Tuesday, March 20, 2012

Aftershock



Aftershock
by Bernard Ashley
Frances Lincoln, 2011. 139 pgs. Fiction.

Makis Magriotis and his parents are used to earthquakes where they live on the Greek island of Kefalonia, but nothing like the quake that destroyed their village and killed Makis's father. With their home gone, Makis and his mother are repatriated to London where the dank climate, unfamiliar language and customs, and the loss of her husband throw his mother into a deep sorrow. Makis does better because he turns out to be good at soccer and soon has mates on his school team. Also, their neighbors upstairs hears him tuning his father's mandolin and invites him up to play for him.
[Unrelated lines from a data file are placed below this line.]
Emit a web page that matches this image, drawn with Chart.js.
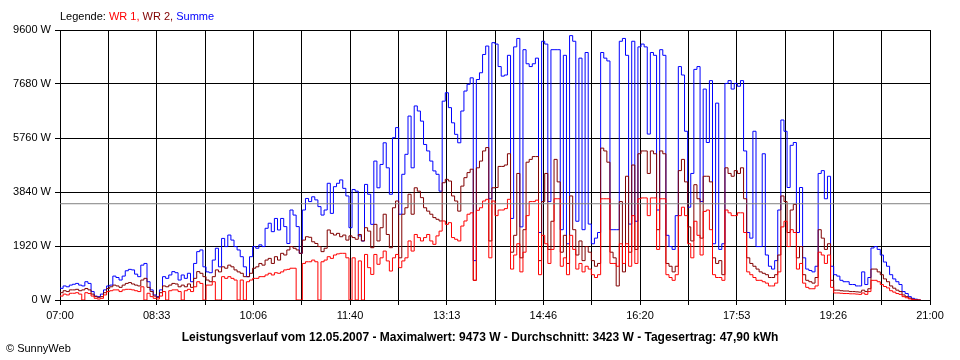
<!DOCTYPE html>
<html>
<head>
<meta charset="utf-8">
<script src="https://cdn.jsdelivr.net/npm/chart.js@4"></script>
<style>
  body { margin: 0; background: #fff; }
  #wrap { position: relative; width: 960px; height: 360px; font-family: "Liberation Sans", Arial, sans-serif; font-size: 11px; line-height: 13px; color: #000; }
  #chart { position: absolute; left: 0; top: 0; }
  #legend { position: absolute; left: 60px; top: 10px; white-space: nowrap; }
  #title { position: absolute; left: 0; top: 330px; width: 960px; text-align: center; font-weight: bold; font-size: 12px; line-height: 14px; white-space: nowrap; }
  #copy { position: absolute; left: 6px; top: 342px; }
</style>
</head>
<body>
<div id="wrap">
  <canvas id="chart" width="960" height="360"></canvas>
  <div id="legend">Legende: <span style="color:#ff0000">WR 1,</span> <span style="color:#800000">WR 2,</span> <span style="color:#0000ff">Summe</span></div>
  <div id="title">Leistungsverlauf vom 12.05.2007 - Maximalwert: 9473 W - Durchschnitt: 3423 W - Tagesertrag: 47,90 kWh</div>
  <div id="copy">&copy; SunnyWeb</div>
</div>
<script>
// Messwerte alle 3 Minuten ab 07:00
const stepMinutes = 3;
const timeLabels = ['07:00', '08:33', '10:06', '11:40', '13:13', '14:46', '16:20', '17:53', '19:26', '21:00'];
const yTicks = [0, 1920, 3840, 5760, 7680, 9600];
const average = 3423;

// WR 1 (rot)
const wr1 = [
  180,140,210,180,240,240,260,210,0,260,
  230,140,60,35,60,180,300,330,360,360,
  300,360,380,380,360,330,300,470,0,240,
  120,60,35,140,300,0,330,360,360,300,
  0,330,380,300,470,650,590,0,530,530,
  650,0,0,830,770,830,770,710,0,710,
  0,650,710,770,770,830,830,890,950,890,
  970,950,1000,1070,1090,1130,1130,0,0,1300,
  1360,1360,1420,1360,0,1360,1420,1540,1480,1600,
  1640,1660,1660,1500,0,1500,0,1390,0,1620,
  1150,910,1620,1270,1500,1740,1390,1030,1500,1620,
  1150,1390,1500,2100,1740,2330,2220,2100,2220,2330,
  2100,1980,2280,2450,2810,2690,2750,2220,2160,2100,
  2630,2810,3050,3100,700,3190,3280,3520,3580,1500,
  3520,3000,3200,3200,3250,3580,1100,1600,2000,1000,
  1700,3000,3500,3500,3550,900,2300,2000,1300,1800,
  3600,3600,1200,1500,900,2300,1800,1100,1300,1000,
  1200,1100,900,800,900,3600,3600,3600,1300,1300,
  1200,2000,1300,2000,1200,3000,1300,3600,3630,3630,
  3000,3630,3630,1800,3600,3600,900,800,700,900,
  3000,3300,3000,2000,1500,2800,2300,1600,3150,3200,
  2500,900,800,800,700,3200,3100,3000,3000,3100,
  3100,2400,1000,900,800,700,700,650,600,500,
  500,600,1000,2600,2800,1900,2500,2400,1100,1300,
  600,450,400,400,500,1700,1600,1300,1600,450,
  250,250,240,230,230,220,220,210,200,250,
  200,300,700,700,650,550,480,430,330,280,
  230,200,120,80,40,15,0,0,null,null,
  null
];

// WR 2 (dunkelrot)
const wr2 = [
  300,260,330,300,360,360,380,330,360,410,
  360,210,120,95,120,260,410,470,530,500,
  450,530,590,620,570,530,500,710,770,450,
  300,140,95,260,500,470,530,590,570,470,
  530,470,570,450,770,1010,950,830,710,650,
  830,1070,1000,1180,1130,1240,1180,1070,1000,950,
  830,830,950,1130,1180,1300,1240,1420,1480,1300,
  1540,1420,1660,1600,1780,1900,1840,1780,1660,2130,
  2250,2230,2070,2010,1900,1720,1840,2490,2370,2310,
  2370,2250,2310,2130,2280,2220,2160,2330,2100,2570,
  2450,1860,2690,2100,2570,3050,2330,1860,3280,3520,
  1500,3050,3280,3760,3050,3990,3870,3640,3280,3160,
  3050,2930,2870,2810,4170,4290,4230,3700,3520,3160,
  4050,4350,4530,4650,700,4700,4940,5300,5420,2100,
  3990,4000,4750,4750,4800,5200,1700,2300,4500,1500,
  2500,4900,5000,5100,5100,1400,3500,4500,1800,2800,
  5000,4200,1700,2300,1300,3700,2500,1600,2100,1400,
  1900,1700,1400,1200,1300,5400,5300,4900,1700,1500,
  500,3500,1000,4400,1700,4800,1800,5200,5300,5300,
  4500,5300,5200,2500,5300,5200,1300,1200,1000,1200,
  4600,5000,4200,2600,2100,4100,3600,2200,4400,4400,
  4200,1500,1300,1400,900,4700,4500,4400,4600,4500,
  4700,3600,1500,1300,1200,1100,1000,950,900,800,
  800,900,1600,3700,3500,2400,3200,3400,1500,1900,
  900,700,650,600,800,2500,2200,1800,2000,700,
  350,350,330,320,320,300,300,290,280,350,
  300,400,1100,1100,1000,900,750,650,500,420,
  350,300,180,120,70,30,10,0,null,null,
  null
];

// Summe (blau)
const summe = [
  470,415,500,470,530,560,590,530,500,650,
  590,300,140,120,210,360,500,530,850,800,
  710,850,1040,1090,1070,920,830,1240,1300,650,
  360,180,120,360,830,770,890,1010,970,710,
  890,770,950,650,1300,1720,1780,1180,1000,970,
  1420,1840,1180,2190,1900,2310,2130,1900,1780,1540,
  1180,830,1540,1900,1840,1960,1900,2550,2730,2430,
  2900,2490,2900,2610,2010,3200,3020,2610,1660,3200,
  3610,3500,3670,3560,3320,3020,3200,4150,3080,4030,
  4150,4270,3970,3700,2570,3930,3870,2280,2100,4110,
  3760,2690,4940,3990,4820,5590,4700,3760,5770,6130,
  3050,4470,5180,6540,4700,6900,6720,6360,5530,5300,
  4940,4590,4470,3870,7070,7370,6840,6300,5890,5590,
  6720,7430,7670,7900,1400,7840,8080,8730,9030,3600,
  9150,9100,8300,7960,8000,8700,2900,9000,9300,2600,
  8900,8400,8300,8400,8600,2400,9200,9100,3500,8900,
  8900,8900,2500,8700,2000,9400,9200,2800,8600,2500,
  8800,2700,2000,2200,2400,8800,8600,8500,2500,2500,
  2500,9200,9300,8700,2700,9200,2800,9000,9100,9000,
  5900,8800,8700,3200,8900,8700,2300,1900,1800,3000,
  8300,8000,6000,3300,4500,8200,8300,3500,7500,5600,
  7800,2000,7000,1800,2000,7700,7800,7500,7700,7600,
  7800,5300,2400,2200,6000,1900,1900,5200,1600,1200,
  1100,1400,3200,6400,6000,4000,5500,5600,2400,4000,
  1500,1100,1050,1000,1200,4500,4600,3600,4400,1200,
  900,850,700,650,650,550,550,500,500,1000,
  550,800,1850,1900,1800,1600,1350,1200,900,750,
  650,550,300,230,120,60,30,0,null,null,
  null
];

const gridCount = (timeLabels.length - 1) * 2;

function toPoints(arr) {
  return arr.map((v, i) => ({ x: i * stepMinutes, y: v }));
}

function lineSet(label, data, color) {
  return {
    label: label,
    data: data,
    borderColor: color,
    borderWidth: 1,
    pointRadius: 0,
    stepped: 'after',
    fill: false
  };
}

const tickFont = { family: 'Liberation Sans', size: 11 };

new Chart(document.getElementById('chart'), {
  type: 'line',
  data: {
    datasets: [
      lineSet('Durchschnitt', [{ x: 0, y: average }, { x: 840, y: average }], '#808080'),
      lineSet('WR 1', toPoints(wr1), '#ff0000'),
      lineSet('WR 2', toPoints(wr2), '#800000'),
      lineSet('Summe', toPoints(summe), '#0000ff')
    ]
  },
  options: {
    responsive: false,
    animation: false,
    layout: { padding: { left: 0, right: 30, top: 30, bottom: 30 } },
    plugins: { legend: { display: false }, tooltip: { enabled: false } },
    scales: {
      x: {
        type: 'linear',
        min: 0,
        max: 840,
        afterBuildTicks: function(scale) {
          const t = [];
          for (let k = 0; k <= gridCount; k++) t.push({ value: k * 840 / gridCount });
          scale.ticks = t;
        },
        afterFit: function(scale) { scale.height = 30; },
        ticks: {
          autoSkip: false,
          maxRotation: 0,
          padding: 4,
          color: '#000',
          font: tickFont,
          callback: function(value, index) {
            return index % 2 === 0 ? timeLabels[index / 2] : '';
          }
        },
        grid: { color: '#000', lineWidth: 1, tickLength: 5 },
        border: { color: '#000' }
      },
      y: {
        min: 0,
        max: 9600,
        afterBuildTicks: function(scale) {
          scale.ticks = yTicks.map(v => ({ value: v }));
        },
        afterFit: function(scale) { scale.width = 60; },
        ticks: {
          padding: 4,
          color: '#000',
          font: tickFont,
          callback: function(value) { return value + ' W'; }
        },
        grid: { color: '#000', lineWidth: 1, tickLength: 5 },
        border: { color: '#000' }
      }
    }
  }
});
</script>
</body>
</html>
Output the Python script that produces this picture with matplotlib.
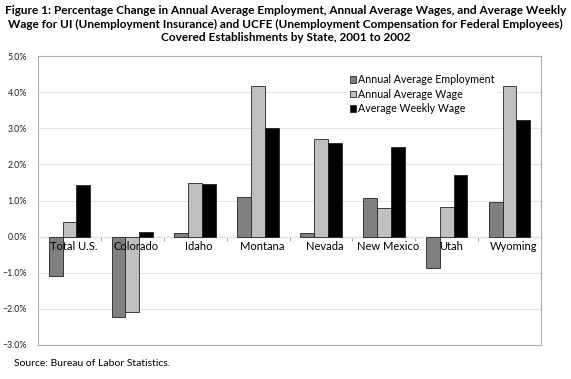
import matplotlib
matplotlib.use("Agg")
import matplotlib.pyplot as plt
import matplotlib.transforms as mtransforms
import numpy as np
from matplotlib.ticker import FixedLocator, PercentFormatter

categories = ["Total U.S.", "Colorado", "Idaho", "Montana", "Nevada", "New Mexico", "Utah", "Wyoming"]
employment = [-1.10, -2.22, 0.09, 1.09, 0.11, 1.08, -0.87, 0.96]
annual_wage = [0.40, -2.08, 1.49, 4.18, 2.69, 0.80, 0.82, 4.17]
weekly_wage = [1.42, 0.13, 1.47, 3.01, 2.60, 2.48, 1.70, 3.24]
series_names = ["Annual Average Employment", "Annual Average Wage", "Average Weekly Wage"]
series_colors = ["#808080", "#c0c0c0", "#000000"]
yticks = [-3, -2, -1, 0, 1, 2, 3, 4, 5]

plt.rcParams['font.family'] = ['Lato', 'DejaVu Sans']

fig = plt.figure(figsize=(5.71, 3.79), dpi=100)
ax = fig.add_axes([38/571, 1-345/379, (541-38)/571, (345-56)/379])

x = np.arange(len(categories))
w = 0.22
for k, (vals, name, col) in enumerate(zip([employment, annual_wage, weekly_wage], series_names, series_colors)):
    ax.bar(x + (k-1)*w, vals, width=w, color=col, edgecolor="#222222", linewidth=0.6, label=name, zorder=3)

ax.set_xlim(-0.5, len(categories)-0.5)
ax.set_ylim(-3, 5)
ax.set_yticks(yticks)
ax.yaxis.set_major_formatter(PercentFormatter(decimals=1))
ax.tick_params(axis='y', length=0, labelsize=6.3, pad=8, labelcolor="#222222")
ax.grid(axis='y', color="#e4e4e4", linewidth=0.8, zorder=0)
ax.set_xticks([])
for s in ax.spines.values():
    s.set_color("#b0b0b0")
    s.set_linewidth(0.8)

sec = ax.secondary_xaxis(3/8)
sec.set_xticks(x)
sec.set_xticklabels([])
sec.xaxis.set_minor_locator(FixedLocator(x[:-1] + 0.5))
sec.tick_params(axis='x', which='major', length=0)
sec.tick_params(axis='x', which='minor', length=3, color="#999999", width=0.6)
sec.spines['bottom'].set_color("#999999")
sec.spines['bottom'].set_linewidth(0.8)

lab_tr = mtransforms.offset_copy(ax.transData, fig=fig, x=4, y=-4, units='dots')
for xi, cat in zip(x, categories):
    ax.text(xi, 0, cat, transform=lab_tr, ha='center', va='top', fontsize=8, zorder=10)

leg = ax.legend(loc='upper left', bbox_to_anchor=(0.603, 0.967), frameon=True, fontsize=7.7,
                handlelength=0.6, handleheight=0.6, handletextpad=0.2, labelspacing=0.34,
                borderpad=0.3, fancybox=False, edgecolor="none", facecolor="white", framealpha=1)

fig.text(0.5, 1-5/379, "Figure 1: Percentage Change in Annual Average Employment, Annual Average Wages, and Average Weekly\n"
         "Wage for UI (Unemployment Insurance) and UCFE (Unemployment Compensation for Federal Employees)\n"
         "Covered Establishments by State, 2001 to 2002",
         ha='center', va='top', fontsize=8.5, fontweight='bold', linespacing=1.3)
fig.text(14/571, 1-363/379, "Source: Bureau of Labor Statistics.", ha='left', va='center', fontsize=7.5)

fig.savefig("out.png", dpi=100)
Makis's attempts to help his mother adapt and learn the language are bearing some fruit, but on the morning of the championship match, things go dreadfully wrong.
Aftershock is the story of how a young boy becomes the man of his family, setting aside his own needs to care for his mother, even when it means his own troubles will increase. Rich with Greek culture, and showing a deep understanding of the difficulties of refugees, Aftershock is a fine, readily accessible story of a smart, brave, kind, and resilient young boy. Pair this with War Games by Audrey and Akila Couloumbis for two excellent books about Greece and her children.